我们描述两个工作负载示例,在这些示例中,APC 可以提供巨大的性能优势

  • 长文档查询,用户反复使用不同的查询查询相同的长文档(例如软件手册或年度报告)。在这种情况下,APC 允许 vLLM *仅一次* 处理这个长文档,而不是一遍又一遍地处理长文档,并且所有未来的请求都可以通过重用其 KV 缓存来避免重新计算这个长文档。这使得 vLLM 能够以更高的吞吐量和更低的延迟来服务未来的请求。

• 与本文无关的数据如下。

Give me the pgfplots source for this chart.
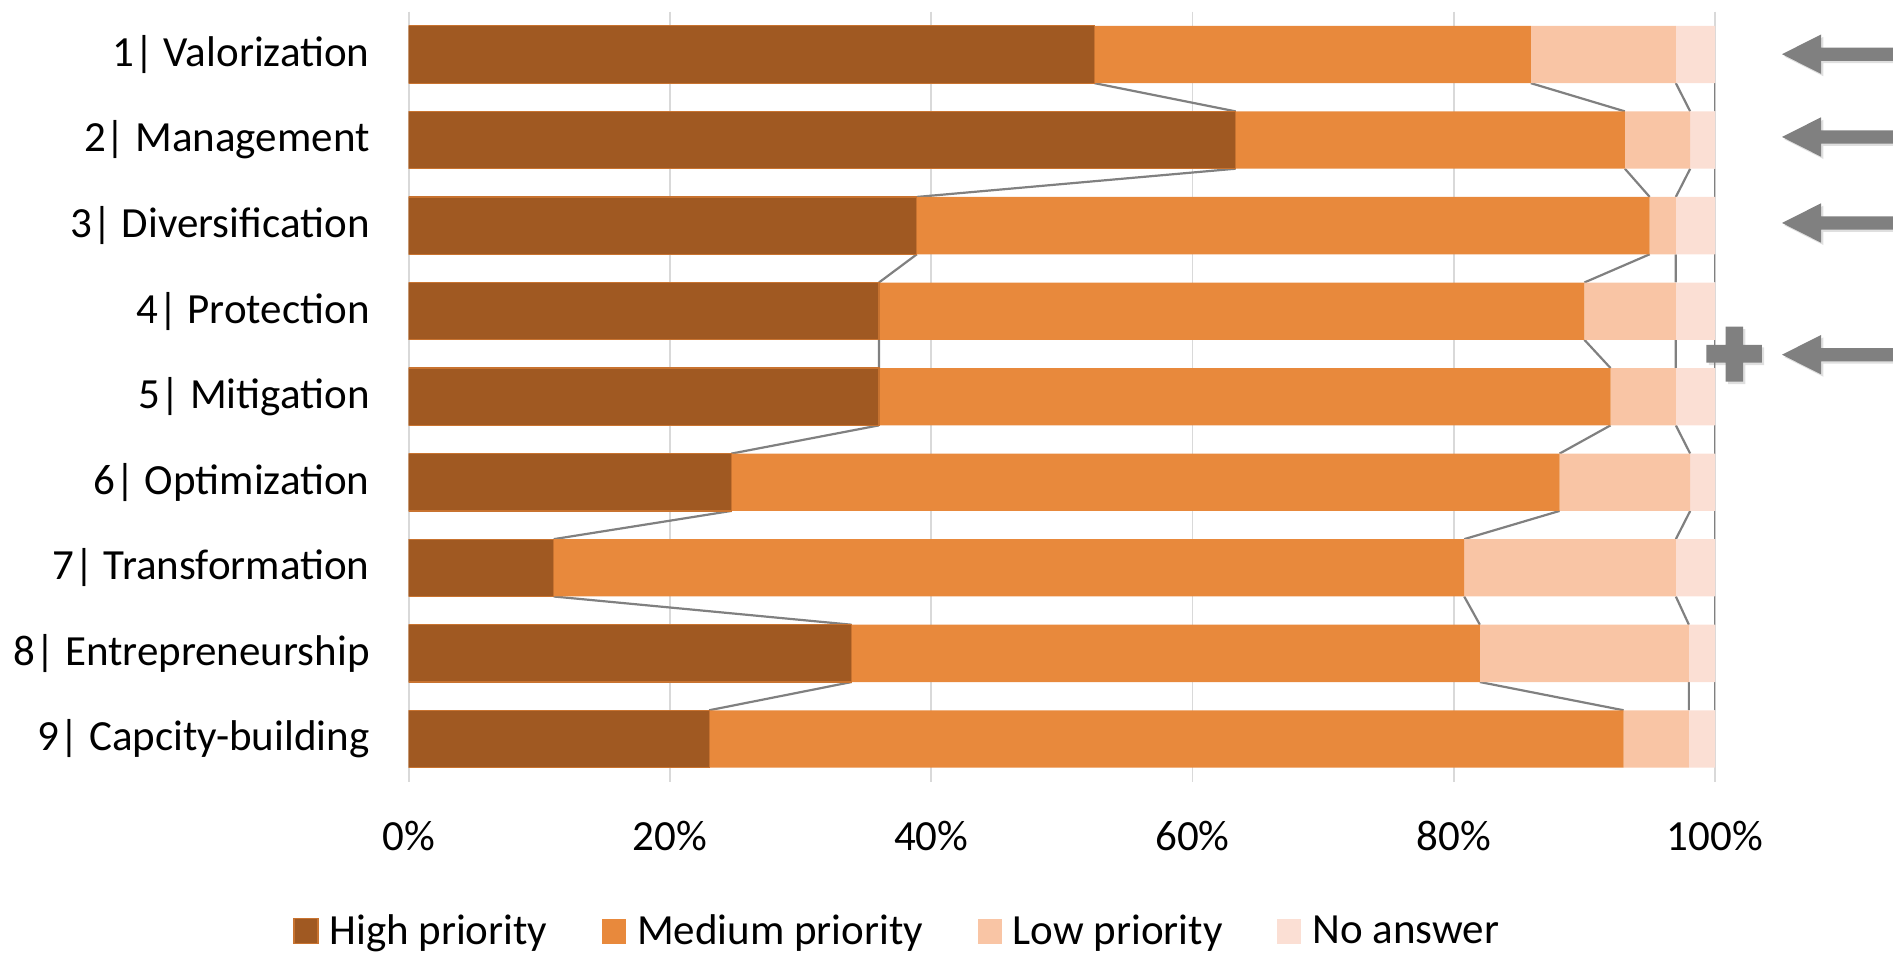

  • 多轮对话,用户可能会在同一聊天会话中与应用程序多次聊天。在这种情况下,APC 允许 vLLM 在所有未来轮次的对话中重用聊天记录的处理结果,而不是一遍又一遍地处理整个聊天记录,从而允许 vLLM 以更高的吞吐量和更低的延迟来服务未来的请求。

限制#

一般来说,APC 不会降低 vLLM 的性能。话虽如此,APC 仅减少处理查询的时间(预填充阶段),而不会减少生成新 token 的时间(解码阶段)。因此,当 vLLM 花费大部分时间生成查询的答案时(例如,当答案的长度很长时),或者新查询与任何现有查询都不共享相同的前缀时(以至于无法重用计算),APC 不会带来性能提升。